YOUR INSTRUCTIONS
Exactly as written, quote every line that follows, skipping the images.

MATERIAL
--
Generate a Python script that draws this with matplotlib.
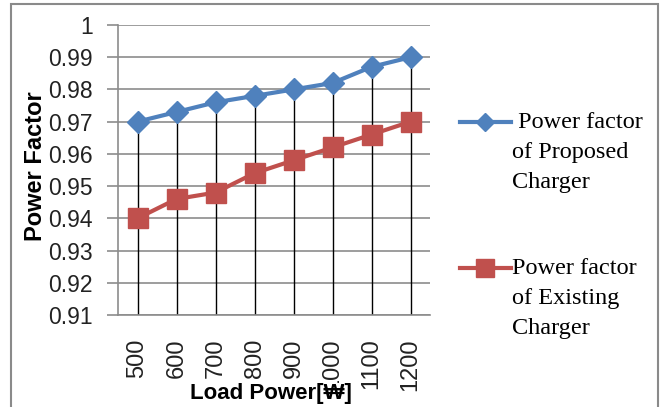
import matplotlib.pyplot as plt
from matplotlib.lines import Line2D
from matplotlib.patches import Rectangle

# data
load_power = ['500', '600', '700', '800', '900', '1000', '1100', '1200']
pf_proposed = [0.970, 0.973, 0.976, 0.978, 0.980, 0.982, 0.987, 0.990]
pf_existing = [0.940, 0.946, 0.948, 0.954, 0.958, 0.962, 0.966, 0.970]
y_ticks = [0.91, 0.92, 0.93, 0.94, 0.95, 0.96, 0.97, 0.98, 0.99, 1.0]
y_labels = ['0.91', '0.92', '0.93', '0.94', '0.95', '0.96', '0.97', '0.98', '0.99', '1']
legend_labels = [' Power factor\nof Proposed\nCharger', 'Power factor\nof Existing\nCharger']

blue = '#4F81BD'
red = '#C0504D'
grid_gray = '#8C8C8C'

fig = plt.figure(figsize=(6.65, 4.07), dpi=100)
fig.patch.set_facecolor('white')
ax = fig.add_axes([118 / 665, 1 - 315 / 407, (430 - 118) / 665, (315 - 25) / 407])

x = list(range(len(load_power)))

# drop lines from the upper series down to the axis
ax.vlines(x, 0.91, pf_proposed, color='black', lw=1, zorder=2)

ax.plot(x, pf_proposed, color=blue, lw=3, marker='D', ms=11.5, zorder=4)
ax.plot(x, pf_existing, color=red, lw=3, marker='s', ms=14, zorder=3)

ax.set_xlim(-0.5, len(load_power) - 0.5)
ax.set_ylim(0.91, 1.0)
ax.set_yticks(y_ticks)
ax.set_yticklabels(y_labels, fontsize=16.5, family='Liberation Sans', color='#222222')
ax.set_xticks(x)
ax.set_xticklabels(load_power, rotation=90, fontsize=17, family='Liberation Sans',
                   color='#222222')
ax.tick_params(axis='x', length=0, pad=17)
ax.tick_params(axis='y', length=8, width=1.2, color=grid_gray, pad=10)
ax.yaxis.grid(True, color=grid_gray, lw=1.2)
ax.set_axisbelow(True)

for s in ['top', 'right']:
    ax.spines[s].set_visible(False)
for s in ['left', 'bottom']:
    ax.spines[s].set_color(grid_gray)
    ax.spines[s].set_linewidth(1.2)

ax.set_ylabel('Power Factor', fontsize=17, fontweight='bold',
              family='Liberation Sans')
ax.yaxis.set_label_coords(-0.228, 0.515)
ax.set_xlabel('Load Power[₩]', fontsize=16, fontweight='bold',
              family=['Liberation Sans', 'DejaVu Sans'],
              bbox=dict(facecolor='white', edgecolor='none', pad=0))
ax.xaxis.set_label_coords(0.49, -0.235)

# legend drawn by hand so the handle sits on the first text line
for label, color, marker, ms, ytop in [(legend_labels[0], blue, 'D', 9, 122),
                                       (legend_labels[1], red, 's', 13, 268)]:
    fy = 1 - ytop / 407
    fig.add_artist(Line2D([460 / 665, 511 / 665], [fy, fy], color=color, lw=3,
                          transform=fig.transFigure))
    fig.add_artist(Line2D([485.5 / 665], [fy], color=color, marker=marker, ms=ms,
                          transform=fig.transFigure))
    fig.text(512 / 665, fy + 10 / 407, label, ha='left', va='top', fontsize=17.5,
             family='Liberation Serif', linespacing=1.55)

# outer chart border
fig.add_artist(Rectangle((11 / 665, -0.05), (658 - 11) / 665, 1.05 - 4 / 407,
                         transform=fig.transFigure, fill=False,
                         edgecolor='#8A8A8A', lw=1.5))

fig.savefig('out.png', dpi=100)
--
OUTPUT BELOW
Generate a Python script that draws this with matplotlib.
import matplotlib.pyplot as plt
from matplotlib.lines import Line2D
from matplotlib.patches import Rectangle

# data
load_power = ['500', '600', '700', '800', '900', '1000', '1100', '1200']
pf_proposed = [0.970, 0.973, 0.976, 0.978, 0.980, 0.982, 0.987, 0.990]
pf_existing = [0.940, 0.946, 0.948, 0.954, 0.958, 0.962, 0.966, 0.970]
y_ticks = [0.91, 0.92, 0.93, 0.94, 0.95, 0.96, 0.97, 0.98, 0.99, 1.0]
y_labels = ['0.91', '0.92', '0.93', '0.94', '0.95', '0.96', '0.97', '0.98', '0.99', '1']
legend_labels = [' Power factor\nof Proposed\nCharger', 'Power factor\nof Existing\nCharger']

blue = '#4F81BD'
red = '#C0504D'
grid_gray = '#8C8C8C'

fig = plt.figure(figsize=(6.65, 4.07), dpi=100)
fig.patch.set_facecolor('white')
ax = fig.add_axes([118 / 665, 1 - 315 / 407, (430 - 118) / 665, (315 - 25) / 407])

x = list(range(len(load_power)))

# drop lines from the upper series down to the axis
ax.vlines(x, 0.91, pf_proposed, color='black', lw=1, zorder=2)

ax.plot(x, pf_proposed, color=blue, lw=3, marker='D', ms=11.5, zorder=4)
ax.plot(x, pf_existing, color=red, lw=3, marker='s', ms=14, zorder=3)

ax.set_xlim(-0.5, len(load_power) - 0.5)
ax.set_ylim(0.91, 1.0)
ax.set_yticks(y_ticks)
ax.set_yticklabels(y_labels, fontsize=16.5, family='Liberation Sans', color='#222222')
ax.set_xticks(x)
ax.set_xticklabels(load_power, rotation=90, fontsize=17, family='Liberation Sans',
                   color='#222222')
ax.tick_params(axis='x', length=0, pad=17)
ax.tick_params(axis='y', length=8, width=1.2, color=grid_gray, pad=10)
ax.yaxis.grid(True, color=grid_gray, lw=1.2)
ax.set_axisbelow(True)

for s in ['top', 'right']:
    ax.spines[s].set_visible(False)
for s in ['left', 'bottom']:
    ax.spines[s].set_color(grid_gray)
    ax.spines[s].set_linewidth(1.2)

ax.set_ylabel('Power Factor', fontsize=17, fontweight='bold',
              family='Liberation Sans')
ax.yaxis.set_label_coords(-0.228, 0.515)
ax.set_xlabel('Load Power[₩]', fontsize=16, fontweight='bold',
              family=['Liberation Sans', 'DejaVu Sans'],
              bbox=dict(facecolor='white', edgecolor='none', pad=0))
ax.xaxis.set_label_coords(0.49, -0.235)

# legend drawn by hand so the handle sits on the first text line
for label, color, marker, ms, ytop in [(legend_labels[0], blue, 'D', 9, 122),
                                       (legend_labels[1], red, 's', 13, 268)]:
    fy = 1 - ytop / 407
    fig.add_artist(Line2D([460 / 665, 511 / 665], [fy, fy], color=color, lw=3,
                          transform=fig.transFigure))
    fig.add_artist(Line2D([485.5 / 665], [fy], color=color, marker=marker, ms=ms,
                          transform=fig.transFigure))
    fig.text(512 / 665, fy + 10 / 407, label, ha='left', va='top', fontsize=17.5,
             family='Liberation Serif', linespacing=1.55)

# outer chart border
fig.add_artist(Rectangle((11 / 665, -0.05), (658 - 11) / 665, 1.05 - 4 / 407,
                         transform=fig.transFigure, fill=False,
                         edgecolor='#8A8A8A', lw=1.5))

fig.savefig('out.png', dpi=100)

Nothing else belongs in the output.